— BEGIN DATA LINES —

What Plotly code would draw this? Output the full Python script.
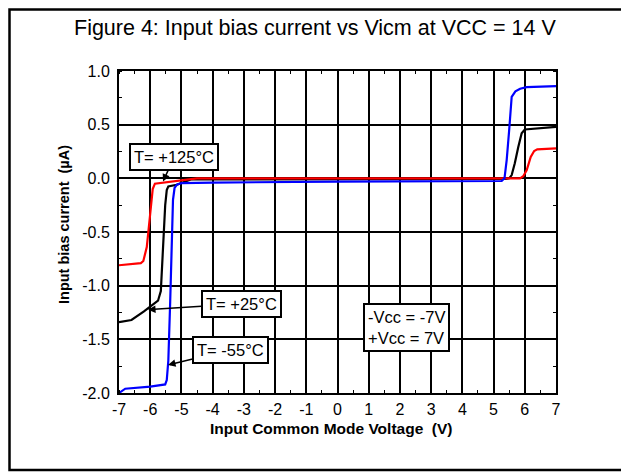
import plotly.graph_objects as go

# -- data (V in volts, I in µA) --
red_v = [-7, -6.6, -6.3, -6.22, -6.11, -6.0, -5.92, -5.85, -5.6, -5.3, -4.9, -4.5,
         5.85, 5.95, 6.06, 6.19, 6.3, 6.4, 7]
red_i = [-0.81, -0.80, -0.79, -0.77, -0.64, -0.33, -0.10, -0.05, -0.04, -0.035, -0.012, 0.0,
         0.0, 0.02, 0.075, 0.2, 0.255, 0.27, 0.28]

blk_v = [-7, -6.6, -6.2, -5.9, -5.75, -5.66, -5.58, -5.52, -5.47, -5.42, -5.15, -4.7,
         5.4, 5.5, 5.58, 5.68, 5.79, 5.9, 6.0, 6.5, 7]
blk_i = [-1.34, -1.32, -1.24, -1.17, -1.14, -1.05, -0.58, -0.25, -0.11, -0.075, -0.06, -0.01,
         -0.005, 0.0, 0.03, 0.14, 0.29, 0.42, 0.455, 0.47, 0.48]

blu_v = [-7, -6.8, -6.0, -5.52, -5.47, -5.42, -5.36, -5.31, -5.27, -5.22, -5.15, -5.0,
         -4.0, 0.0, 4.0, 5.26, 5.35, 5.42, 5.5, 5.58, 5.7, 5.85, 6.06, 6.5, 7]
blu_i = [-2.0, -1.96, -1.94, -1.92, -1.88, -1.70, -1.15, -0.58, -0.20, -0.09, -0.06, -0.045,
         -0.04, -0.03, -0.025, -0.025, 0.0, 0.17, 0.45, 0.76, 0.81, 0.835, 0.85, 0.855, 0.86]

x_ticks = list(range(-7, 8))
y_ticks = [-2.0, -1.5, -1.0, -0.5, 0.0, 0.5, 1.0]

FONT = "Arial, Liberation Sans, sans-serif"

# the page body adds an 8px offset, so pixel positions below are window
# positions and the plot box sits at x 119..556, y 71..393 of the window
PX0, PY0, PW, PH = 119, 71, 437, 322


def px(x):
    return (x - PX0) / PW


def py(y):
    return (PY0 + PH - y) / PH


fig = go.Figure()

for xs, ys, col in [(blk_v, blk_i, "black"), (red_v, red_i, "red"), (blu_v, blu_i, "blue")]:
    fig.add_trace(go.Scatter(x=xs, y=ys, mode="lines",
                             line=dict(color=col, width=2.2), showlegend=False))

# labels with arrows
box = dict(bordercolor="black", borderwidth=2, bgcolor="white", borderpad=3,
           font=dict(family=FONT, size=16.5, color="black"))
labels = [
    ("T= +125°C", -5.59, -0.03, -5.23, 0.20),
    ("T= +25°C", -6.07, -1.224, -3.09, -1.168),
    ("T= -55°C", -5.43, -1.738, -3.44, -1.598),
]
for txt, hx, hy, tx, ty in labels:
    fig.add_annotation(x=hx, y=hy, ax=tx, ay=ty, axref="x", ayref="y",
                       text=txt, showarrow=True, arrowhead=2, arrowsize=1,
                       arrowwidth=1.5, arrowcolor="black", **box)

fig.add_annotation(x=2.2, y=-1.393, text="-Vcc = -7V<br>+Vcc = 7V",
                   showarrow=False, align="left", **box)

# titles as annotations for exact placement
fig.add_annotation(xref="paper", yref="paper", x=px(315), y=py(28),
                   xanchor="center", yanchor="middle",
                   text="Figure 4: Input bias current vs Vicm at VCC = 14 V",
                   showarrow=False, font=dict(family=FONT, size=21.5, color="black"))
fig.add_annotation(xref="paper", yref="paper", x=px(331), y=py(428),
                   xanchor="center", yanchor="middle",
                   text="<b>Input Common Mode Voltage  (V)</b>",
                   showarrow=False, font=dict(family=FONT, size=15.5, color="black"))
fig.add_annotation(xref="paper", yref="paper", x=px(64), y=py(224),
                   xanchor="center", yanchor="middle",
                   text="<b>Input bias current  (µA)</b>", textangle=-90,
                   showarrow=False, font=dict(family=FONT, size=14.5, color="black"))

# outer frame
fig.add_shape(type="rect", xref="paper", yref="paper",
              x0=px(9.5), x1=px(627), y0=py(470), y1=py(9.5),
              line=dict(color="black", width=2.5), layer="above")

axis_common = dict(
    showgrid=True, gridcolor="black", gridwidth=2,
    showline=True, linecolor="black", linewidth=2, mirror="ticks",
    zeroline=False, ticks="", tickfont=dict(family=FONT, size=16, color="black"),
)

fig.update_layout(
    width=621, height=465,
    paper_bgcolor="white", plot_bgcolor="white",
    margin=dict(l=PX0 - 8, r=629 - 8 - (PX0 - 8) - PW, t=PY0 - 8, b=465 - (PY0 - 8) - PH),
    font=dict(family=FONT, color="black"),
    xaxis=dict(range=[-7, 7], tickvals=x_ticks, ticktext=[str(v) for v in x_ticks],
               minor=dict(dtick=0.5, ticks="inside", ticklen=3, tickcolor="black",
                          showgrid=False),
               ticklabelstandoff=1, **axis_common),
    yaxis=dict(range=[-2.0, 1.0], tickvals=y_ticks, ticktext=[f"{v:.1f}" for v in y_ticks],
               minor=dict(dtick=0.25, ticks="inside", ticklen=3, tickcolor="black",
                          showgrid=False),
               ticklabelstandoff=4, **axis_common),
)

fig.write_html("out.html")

— END DATA LINES —

=== SHORT TASK ===
Print out the lines exactly, skipping any picture.

=== CORRECT RESPONSE ===
What Plotly code would draw this? Output the full Python script.
import plotly.graph_objects as go

# -- data (V in volts, I in µA) --
red_v = [-7, -6.6, -6.3, -6.22, -6.11, -6.0, -5.92, -5.85, -5.6, -5.3, -4.9, -4.5,
         5.85, 5.95, 6.06, 6.19, 6.3, 6.4, 7]
red_i = [-0.81, -0.80, -0.79, -0.77, -0.64, -0.33, -0.10, -0.05, -0.04, -0.035, -0.012, 0.0,
         0.0, 0.02, 0.075, 0.2, 0.255, 0.27, 0.28]

blk_v = [-7, -6.6, -6.2, -5.9, -5.75, -5.66, -5.58, -5.52, -5.47, -5.42, -5.15, -4.7,
         5.4, 5.5, 5.58, 5.68, 5.79, 5.9, 6.0, 6.5, 7]
blk_i = [-1.34, -1.32, -1.24, -1.17, -1.14, -1.05, -0.58, -0.25, -0.11, -0.075, -0.06, -0.01,
         -0.005, 0.0, 0.03, 0.14, 0.29, 0.42, 0.455, 0.47, 0.48]

blu_v = [-7, -6.8, -6.0, -5.52, -5.47, -5.42, -5.36, -5.31, -5.27, -5.22, -5.15, -5.0,
         -4.0, 0.0, 4.0, 5.26, 5.35, 5.42, 5.5, 5.58, 5.7, 5.85, 6.06, 6.5, 7]
blu_i = [-2.0, -1.96, -1.94, -1.92, -1.88, -1.70, -1.15, -0.58, -0.20, -0.09, -0.06, -0.045,
         -0.04, -0.03, -0.025, -0.025, 0.0, 0.17, 0.45, 0.76, 0.81, 0.835, 0.85, 0.855, 0.86]

x_ticks = list(range(-7, 8))
y_ticks = [-2.0, -1.5, -1.0, -0.5, 0.0, 0.5, 1.0]

FONT = "Arial, Liberation Sans, sans-serif"

# the page body adds an 8px offset, so pixel positions below are window
# positions and the plot box sits at x 119..556, y 71..393 of the window
PX0, PY0, PW, PH = 119, 71, 437, 322


def px(x):
    return (x - PX0) / PW


def py(y):
    return (PY0 + PH - y) / PH


fig = go.Figure()

for xs, ys, col in [(blk_v, blk_i, "black"), (red_v, red_i, "red"), (blu_v, blu_i, "blue")]:
    fig.add_trace(go.Scatter(x=xs, y=ys, mode="lines",
                             line=dict(color=col, width=2.2), showlegend=False))

# labels with arrows
box = dict(bordercolor="black", borderwidth=2, bgcolor="white", borderpad=3,
           font=dict(family=FONT, size=16.5, color="black"))
labels = [
    ("T= +125°C", -5.59, -0.03, -5.23, 0.20),
    ("T= +25°C", -6.07, -1.224, -3.09, -1.168),
    ("T= -55°C", -5.43, -1.738, -3.44, -1.598),
]
for txt, hx, hy, tx, ty in labels:
    fig.add_annotation(x=hx, y=hy, ax=tx, ay=ty, axref="x", ayref="y",
                       text=txt, showarrow=True, arrowhead=2, arrowsize=1,
                       arrowwidth=1.5, arrowcolor="black", **box)

fig.add_annotation(x=2.2, y=-1.393, text="-Vcc = -7V<br>+Vcc = 7V",
                   showarrow=False, align="left", **box)

# titles as annotations for exact placement
fig.add_annotation(xref="paper", yref="paper", x=px(315), y=py(28),
                   xanchor="center", yanchor="middle",
                   text="Figure 4: Input bias current vs Vicm at VCC = 14 V",
                   showarrow=False, font=dict(family=FONT, size=21.5, color="black"))
fig.add_annotation(xref="paper", yref="paper", x=px(331), y=py(428),
                   xanchor="center", yanchor="middle",
                   text="<b>Input Common Mode Voltage  (V)</b>",
                   showarrow=False, font=dict(family=FONT, size=15.5, color="black"))
fig.add_annotation(xref="paper", yref="paper", x=px(64), y=py(224),
                   xanchor="center", yanchor="middle",
                   text="<b>Input bias current  (µA)</b>", textangle=-90,
                   showarrow=False, font=dict(family=FONT, size=14.5, color="black"))

# outer frame
fig.add_shape(type="rect", xref="paper", yref="paper",
              x0=px(9.5), x1=px(627), y0=py(470), y1=py(9.5),
              line=dict(color="black", width=2.5), layer="above")

axis_common = dict(
    showgrid=True, gridcolor="black", gridwidth=2,
    showline=True, linecolor="black", linewidth=2, mirror="ticks",
    zeroline=False, ticks="", tickfont=dict(family=FONT, size=16, color="black"),
)

fig.update_layout(
    width=621, height=465,
    paper_bgcolor="white", plot_bgcolor="white",
    margin=dict(l=PX0 - 8, r=629 - 8 - (PX0 - 8) - PW, t=PY0 - 8, b=465 - (PY0 - 8) - PH),
    font=dict(family=FONT, color="black"),
    xaxis=dict(range=[-7, 7], tickvals=x_ticks, ticktext=[str(v) for v in x_ticks],
               minor=dict(dtick=0.5, ticks="inside", ticklen=3, tickcolor="black",
                          showgrid=False),
               ticklabelstandoff=1, **axis_common),
    yaxis=dict(range=[-2.0, 1.0], tickvals=y_ticks, ticktext=[f"{v:.1f}" for v in y_ticks],
               minor=dict(dtick=0.25, ticks="inside", ticklen=3, tickcolor="black",
                          showgrid=False),
               ticklabelstandoff=4, **axis_common),
)

fig.write_html("out.html")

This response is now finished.